The 21st Century Cures Act required the FDA to develop a framework and guidance for evaluating real-world evidence (RWE) and data (RWD) in approving new medical devices and medicines. In July 2016, FDA released a draft guidance on acceptable uses for RWE in the established medical device regulatory scheme.

On August 31, 2017, the agency released the final guidance.

This may turn out to be a big deal. The old rules regarding clinical studies still apply, but the guidance vastly expands the body of evidence the agency may now use in determining whether to approve medical devices. Traditional evidence has been from clinical studies conducted and provided to the FDA by the device sponsor. But the FDA knows there is a lot more out there. Sponsors can use the additional data to aid the FDA in reaching an approval decision.

Real-World Data

The guidance states that RWD includes data derived from electronic health records, claims and billing data, data from registries, patient-generated data including in home-use settings, and data gathered from other sources. The RWD sources can be used to support trial designs from randomized trials to observational studies. RWE can range from observational studies within an existing dataset to studies that incorporate planned interventions with or without randomization at the point of care.

"FDA recognizes that a wealth of data covering medical device experience exists and is routinely collected in the course of treatment and management of patients," the agency said. Under certain circumstances RWD may constitute RWE, FDA says, "that may be of sufficient quality to help inform or augment FDA's understanding of the benefit-risk profile of devices at various points in their life cycle, and could potentially be used to aid FDA in regulatory decision-making."

The agency also noted that the guidance is a "cornerstone" of its strategic priority to build and implement the National Evaluation System for health Technology (NEST).

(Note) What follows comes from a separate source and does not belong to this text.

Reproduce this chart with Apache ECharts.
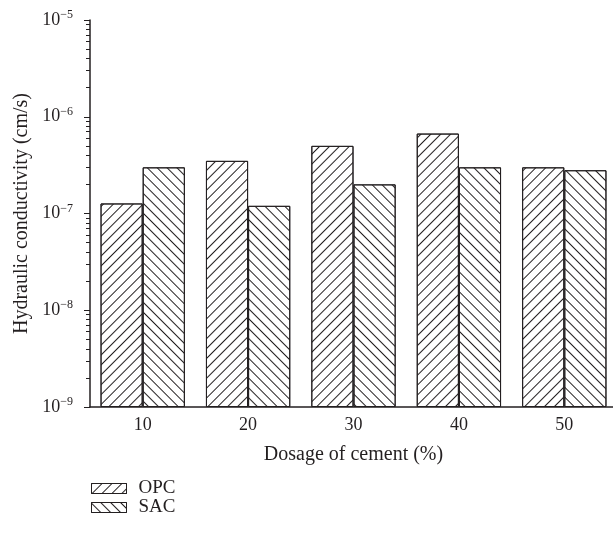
<!DOCTYPE html>
<html>
<head>
<meta charset="utf-8">
<script src="https://cdn.jsdelivr.net/npm/echarts@6/dist/echarts.min.js"></script>
<style>
  html, body { margin: 0; padding: 0; background: #fff; }
  #chart { width: 613px; height: 533px; }
</style>
</head>
<body>
<div id="chart"></div>
<script>
// dosage of cement (%)
var categories = ['10', '20', '30', '40', '50'];
// hydraulic conductivity (cm/s)
var opc = [1.27e-7, 3.5e-7, 5.0e-7, 6.7e-7, 3.0e-7];
var sac = [3.0e-7, 1.2e-7, 2.0e-7, 3.0e-7, 2.8e-7];

// ECharts starts log bars at 1, so plot in units of 1e-9 cm/s
// (axis bottom = 1e-9) and relabel the ticks as powers of ten
var unit = 1e-9;
var yMin = 1e-9 / unit, yMax = 1e-5 / unit;

function toUnit(arr) {
    return arr.map(function (v) { return v / unit; });
}

// minor ticks 2..9 in each decade
var minorTicks = [];
for (var e = 0; e < 4; e++) {
    for (var k = 2; k <= 9; k++) {
        minorTicks.push(k * Math.pow(10, e));
    }
}

var ink = '#231f20';
var font = 'Liberation Serif';

function hatch(rot) {
    return {
        symbol: 'rect',
        symbolSize: 1,
        color: ink,
        backgroundColor: null,
        dashArrayX: [1, 0],
        dashArrayY: [1, 6],
        rotation: rot
    };
}

var chart = echarts.init(document.getElementById('chart'));
chart.setOption({
    animation: false,
    textStyle: { fontFamily: font, color: ink },
    grid: { left: 90, top: 20, width: 527, height: 387, outerBoundsMode: 'none', containLabel: false },
    legend: {
        data: ['OPC', 'SAC'],
        orient: 'vertical',
        left: 86,
        top: 474,
        icon: 'rect',
        itemWidth: 35,
        itemHeight: 10,
        itemGap: 0,
        itemStyle: { borderWidth: 1 },
        textStyle: { fontFamily: font, fontSize: 19, color: ink, padding: [0, 0, 0, 7] }
    },
    xAxis: {
        type: 'category',
        data: categories,
        name: 'Dosage of cement (%)',
        nameLocation: 'middle',
        nameGap: 38,
        nameTextStyle: { fontFamily: font, fontSize: 20, color: ink },
        axisLine: { lineStyle: { color: ink, width: 1.5 } },
        axisTick: { show: false },
        axisLabel: { fontFamily: font, fontSize: 18, color: ink, margin: 9 }
    },
    yAxis: [{
        type: 'log',
        logBase: 10,
        min: yMin,
        max: yMax,
        interval: 1,
        name: 'Hydraulic conductivity (cm/s)',
        nameLocation: 'middle',
        nameGap: 58,
        nameTextStyle: { fontFamily: font, fontSize: 20, color: ink },
        axisLine: { show: true, lineStyle: { color: ink, width: 1.5 } },
        axisTick: { show: true, length: 6, lineStyle: { color: ink } },
        splitLine: { show: false },
        axisLabel: {
            margin: 17,
            formatter: function (v) {
                var p = Math.round(Math.log10(v * unit));
                return '{b|10}{s|' + (p < 0 ? '\u2212' + (-p) : p) + '}';
            },
            rich: {
                b: { fontFamily: font, fontSize: 18, color: ink },
                s: { fontFamily: font, fontSize: 12, color: ink, padding: [0, 0, 10, 0] }
            }
        }
    }, {
        type: 'log',
        logBase: 10,
        min: yMin,
        max: yMax,
        position: 'left',
        axisLine: { show: false },
        axisLabel: { show: false },
        splitLine: { show: false },
        axisTick: { show: true, length: 4, customValues: minorTicks, lineStyle: { color: ink } }
    }],
    series: [{
        name: 'OPC',
        type: 'bar',
        data: toUnit(opc),
        barGap: '0%',
        barCategoryGap: '20%',
        itemStyle: { color: '#fff', borderColor: ink, borderWidth: 1, decal: hatch(-Math.PI / 4) }
    }, {
        name: 'SAC',
        type: 'bar',
        data: toUnit(sac),
        itemStyle: { color: '#fff', borderColor: ink, borderWidth: 1, decal: hatch(Math.PI / 4) }
    }]
});
</script>
</body>
</html>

The FDA will use the guidance to evaluate whether RWD are of sufficient quality to support its regulatory decision-making. The agency may also use the aggregation of RWE to inform and implement postmarket control programs. However, the agency notes the new guidance "does not alter, or change in any way, the existing evidentiary standards use in regulatory decision-making."

The bottom line. If you are planning a premarket approval application, consult with the FDA to see how RWE and RWD can be incorporated into your clinical design trials and evidence gathering process. Don't leave an important new tool in the box.